[Entries with chart source code]

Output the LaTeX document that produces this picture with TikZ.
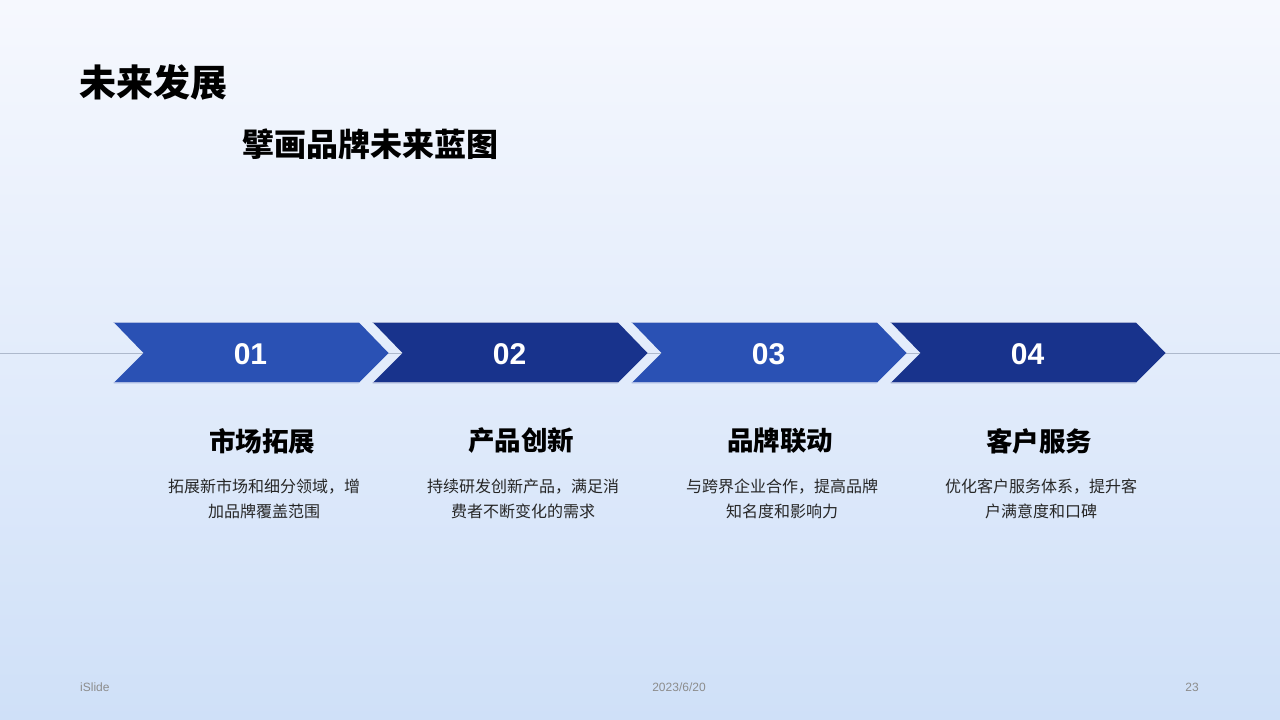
\documentclass[tikz,border=0pt]{standalone}
\usepackage{fontspec}
\setmainfont{Liberation Sans}
\newfontfamily\cjk{Noto Sans CJK SC}
\usetikzlibrary{calc}
\definecolor{bgtop}{HTML}{F6F8FE}
\definecolor{bgbot}{HTML}{CFE0F8}
\definecolor{chevA}{HTML}{2A51B4}
\definecolor{chevB}{HTML}{18338C}
\definecolor{axis}{HTML}{AEB9CC}
\definecolor{desc}{HTML}{262626}
\definecolor{foot}{HTML}{8C8C8C}
\tikzset{
  num/.style={text=white, font=\fontsize{30}{30}\selectfont\bfseries, inner sep=0pt},
  head/.style={font=\cjk\fontsize{26.5}{26.5}\selectfont\bfseries, text=black, inner sep=0pt},
  body/.style={font=\cjk\fontsize{16}{25}\selectfont, text=desc, align=center, inner sep=0pt},
  footer/.style={font=\fontsize{12}{12}\selectfont, text=foot, inner sep=0pt},
}
\begin{document}
\begin{tikzpicture}[x=1pt,y=-1pt]
\useasboundingbox (0,0) rectangle (1280,720);
\shade[top color=bgtop, bottom color=bgbot] (0,0) rectangle (1280,720);
% axis line
\coordinate (axL) at (0,353);
\coordinate (axR) at (1280,353);
\draw[axis, line width=0.8pt] (axL) -- (axR);
% chevrons
\foreach \i/\c/\t/\h/\la/\lb in {
  0/chevA/01/市场拓展/拓展新市场和细分领域，增/加品牌覆盖范围,
  1/chevB/02/产品创新/持续研发创新产品，满足消/费者不断变化的需求,
  2/chevA/03/品牌联动/与跨界企业合作，提高品牌/知名度和影响力,
  3/chevB/04/客户服务/优化客户服务体系，提升客/户满意度和口碑}{
  \pgfmathsetmacro{\xo}{113.5+259*\i}
  \fill[\c] (\xo,322) -- ++(245,0) -- ++(30,31) -- ++(-30,30) -- ++(-245,0) -- ++(30,-30) -- cycle;
  \draw[white!60!\c, line width=0.6pt] (\xo,322.3) -- ++(245,0);
  \draw[white!60!\c, line width=0.6pt] (\xo,382.7) -- ++(245,0);
  \node[num] (n\i) at (\xo+137,354) {\t};
  \node[head] (h\i) at (\xo+148.5,441) {\h};
  \node[body] (d\i) at (\xo+150.5,498.5) {\la\\\lb};
}
% titles
\node[anchor=west, font=\cjk\fontsize{37}{37}\selectfont\bfseries, inner sep=0pt] (title) at (79,82) {未来发展};
\node[anchor=west, font=\cjk\fontsize{32}{32}\selectfont\bfseries, inner sep=0pt] (sub) at (242,144) {擘画品牌未来蓝图};
% footer
\node[footer, anchor=west] (f1) at (80,687) {iSlide};
\node[footer] (f2) at (679,687) {2023/6/20};
\node[footer, anchor=east] (f3) at (1199,687) {23};
\end{tikzpicture}
\end{document}
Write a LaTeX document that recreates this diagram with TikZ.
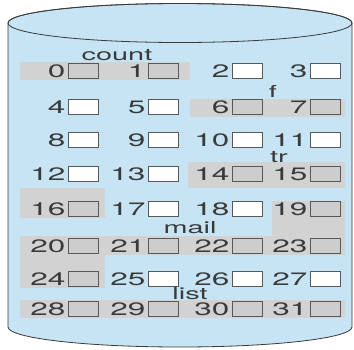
\documentclass[tikz,border=0pt]{standalone}
\usepackage{fontspec}
\usepackage{tikz}
\usetikzlibrary{positioning}
\newfontfamily\blkfont[FakeStretch=1.75]{TeX Gyre Heros}
\definecolor{diskblue}{HTML}{C6E4F4}
\definecolor{usedgray}{HTML}{D2D2D2}
\definecolor{boxgray}{HTML}{CDCDCD}
\definecolor{inkgray}{HTML}{3A3A3A}

\begin{document}
\begin{tikzpicture}[
    x=1pt, y=-1pt,
    free/.style={draw=inkgray!85, line width=0.8pt, fill=white, minimum width=30pt, minimum height=15pt, inner sep=0pt},
    used/.style={free, fill=boxgray},
    num/.style={inner sep=0pt, text=inkgray, font=\blkfont\fontsize{18}{18}\selectfont},
    fname/.style={num, font=\blkfont\fontsize{16.5}{16.5}\selectfont},
    band/.style={fill=usedgray}
  ]
    \useasboundingbox (0,0) rectangle (354,349);
    % the disk
    \draw[fill=diskblue, draw=inkgray, line width=0.8pt] (8,23) -- (8,327)
      arc[start angle=180, end angle=0, x radius=172, y radius=20] -- (352,23)
      arc[start angle=0, end angle=-180, x radius=172, y radius=19.5] -- cycle;
    \draw[draw=inkgray, line width=0.8pt] (180,23) ellipse[x radius=172, y radius=19.5];

    % files
    \fill[band] (20,62) rectangle (190,80);
    \fill[band] (190,99) rectangle (345,117);
    \fill[band] (188,162) rectangle (345,188);
    \fill[band] (20,188) rectangle (105,218);
    \fill[band] (272,201) rectangle (345,236);
    \fill[band] (20,236) rectangle (345,255);
    \fill[band] (20,255) rectangle (105,288);
    \fill[band] (20,300) rectangle (345,318);

    \foreach \k/\st in {0/used,1/used,2/free,3/free,4/free,5/free,6/used,7/used,
                        8/free,9/free,10/free,11/free,12/free,13/free,14/used,15/used,
                        16/used,17/free,18/free,19/used,20/used,21/used,22/used,23/used,
                        24/used,25/free,26/free,27/free,28/used,29/used,30/used,31/used} {
      \pgfmathtruncatemacro\r{int(\k/4)}
      \pgfmathtruncatemacro\c{mod(\k,4)}
      \pgfmathsetmacro\bx{{83,163,247,325}[\c]}
      \pgfmathsetmacro\by{{71,107,140,174,209,246,279,309}[\r]}
      \node[\st] (b\k) at (\bx,\by) {};
      \node[num, left=2pt of b\k] (n\k) {\k};
    }

    \node[fname] (count) at (117,55) {count};
    \node[fname] (f) at (273,91) {f};
    \node[fname] (tr) at (279,157) {tr};
    \node[fname] (mail) at (190,228) {mail};
    \node[fname] (list) at (190,294) {list};
  \end{tikzpicture}
\end{document}
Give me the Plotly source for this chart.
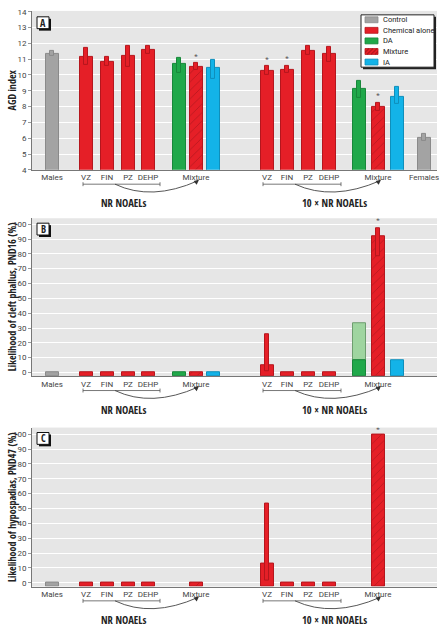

- [Set exercise]:
Every entry above is to be set down exactly; the pictures are to be left out.

- [The reply]:
Output the LaTeX document that produces this picture with TikZ.
\documentclass[tikz,border=0pt]{standalone}
\usepackage{fontspec}
\setmainfont{Liberation Sans}
\newfontfamily\cjk{Noto Sans CJK SC}
\usetikzlibrary{calc}
\definecolor{bgtop}{HTML}{F6F8FE}
\definecolor{bgbot}{HTML}{CFE0F8}
\definecolor{chevA}{HTML}{2A51B4}
\definecolor{chevB}{HTML}{18338C}
\definecolor{axis}{HTML}{AEB9CC}
\definecolor{desc}{HTML}{262626}
\definecolor{foot}{HTML}{8C8C8C}
\tikzset{
  num/.style={text=white, font=\fontsize{30}{30}\selectfont\bfseries, inner sep=0pt},
  head/.style={font=\cjk\fontsize{26.5}{26.5}\selectfont\bfseries, text=black, inner sep=0pt},
  body/.style={font=\cjk\fontsize{16}{25}\selectfont, text=desc, align=center, inner sep=0pt},
  footer/.style={font=\fontsize{12}{12}\selectfont, text=foot, inner sep=0pt},
}
\begin{document}
\begin{tikzpicture}[x=1pt,y=-1pt]
\useasboundingbox (0,0) rectangle (1280,720);
\shade[top color=bgtop, bottom color=bgbot] (0,0) rectangle (1280,720);
% axis line
\coordinate (axL) at (0,353);
\coordinate (axR) at (1280,353);
\draw[axis, line width=0.8pt] (axL) -- (axR);
% chevrons
\foreach \i/\c/\t/\h/\la/\lb in {
  0/chevA/01/市场拓展/拓展新市场和细分领域，增/加品牌覆盖范围,
  1/chevB/02/产品创新/持续研发创新产品，满足消/费者不断变化的需求,
  2/chevA/03/品牌联动/与跨界企业合作，提高品牌/知名度和影响力,
  3/chevB/04/客户服务/优化客户服务体系，提升客/户满意度和口碑}{
  \pgfmathsetmacro{\xo}{113.5+259*\i}
  \fill[\c] (\xo,322) -- ++(245,0) -- ++(30,31) -- ++(-30,30) -- ++(-245,0) -- ++(30,-30) -- cycle;
  \draw[white!60!\c, line width=0.6pt] (\xo,322.3) -- ++(245,0);
  \draw[white!60!\c, line width=0.6pt] (\xo,382.7) -- ++(245,0);
  \node[num] (n\i) at (\xo+137,354) {\t};
  \node[head] (h\i) at (\xo+148.5,441) {\h};
  \node[body] (d\i) at (\xo+150.5,498.5) {\la\\\lb};
}
% titles
\node[anchor=west, font=\cjk\fontsize{37}{37}\selectfont\bfseries, inner sep=0pt] (title) at (79,82) {未来发展};
\node[anchor=west, font=\cjk\fontsize{32}{32}\selectfont\bfseries, inner sep=0pt] (sub) at (242,144) {擘画品牌未来蓝图};
% footer
\node[footer, anchor=west] (f1) at (80,687) {iSlide};
\node[footer] (f2) at (679,687) {2023/6/20};
\node[footer, anchor=east] (f3) at (1199,687) {23};
\end{tikzpicture}
\end{document}
Write a LaTeX document that recreates this diagram with TikZ.
\documentclass[tikz,border=0pt]{standalone}
\usepackage{fontspec}
\usepackage{tikz}
\usetikzlibrary{positioning}
\newfontfamily\blkfont[FakeStretch=1.75]{TeX Gyre Heros}
\definecolor{diskblue}{HTML}{C6E4F4}
\definecolor{usedgray}{HTML}{D2D2D2}
\definecolor{boxgray}{HTML}{CDCDCD}
\definecolor{inkgray}{HTML}{3A3A3A}

\begin{document}
\begin{tikzpicture}[
    x=1pt, y=-1pt,
    free/.style={draw=inkgray!85, line width=0.8pt, fill=white, minimum width=30pt, minimum height=15pt, inner sep=0pt},
    used/.style={free, fill=boxgray},
    num/.style={inner sep=0pt, text=inkgray, font=\blkfont\fontsize{18}{18}\selectfont},
    fname/.style={num, font=\blkfont\fontsize{16.5}{16.5}\selectfont},
    band/.style={fill=usedgray}
  ]
    \useasboundingbox (0,0) rectangle (354,349);
    % the disk
    \draw[fill=diskblue, draw=inkgray, line width=0.8pt] (8,23) -- (8,327)
      arc[start angle=180, end angle=0, x radius=172, y radius=20] -- (352,23)
      arc[start angle=0, end angle=-180, x radius=172, y radius=19.5] -- cycle;
    \draw[draw=inkgray, line width=0.8pt] (180,23) ellipse[x radius=172, y radius=19.5];

    % files
    \fill[band] (20,62) rectangle (190,80);
    \fill[band] (190,99) rectangle (345,117);
    \fill[band] (188,162) rectangle (345,188);
    \fill[band] (20,188) rectangle (105,218);
    \fill[band] (272,201) rectangle (345,236);
    \fill[band] (20,236) rectangle (345,255);
    \fill[band] (20,255) rectangle (105,288);
    \fill[band] (20,300) rectangle (345,318);

    \foreach \k/\st in {0/used,1/used,2/free,3/free,4/free,5/free,6/used,7/used,
                        8/free,9/free,10/free,11/free,12/free,13/free,14/used,15/used,
                        16/used,17/free,18/free,19/used,20/used,21/used,22/used,23/used,
                        24/used,25/free,26/free,27/free,28/used,29/used,30/used,31/used} {
      \pgfmathtruncatemacro\r{int(\k/4)}
      \pgfmathtruncatemacro\c{mod(\k,4)}
      \pgfmathsetmacro\bx{{83,163,247,325}[\c]}
      \pgfmathsetmacro\by{{71,107,140,174,209,246,279,309}[\r]}
      \node[\st] (b\k) at (\bx,\by) {};
      \node[num, left=2pt of b\k] (n\k) {\k};
    }

    \node[fname] (count) at (117,55) {count};
    \node[fname] (f) at (273,91) {f};
    \node[fname] (tr) at (279,157) {tr};
    \node[fname] (mail) at (190,228) {mail};
    \node[fname] (list) at (190,294) {list};
  \end{tikzpicture}
\end{document}
Give me the Plotly source for this chart.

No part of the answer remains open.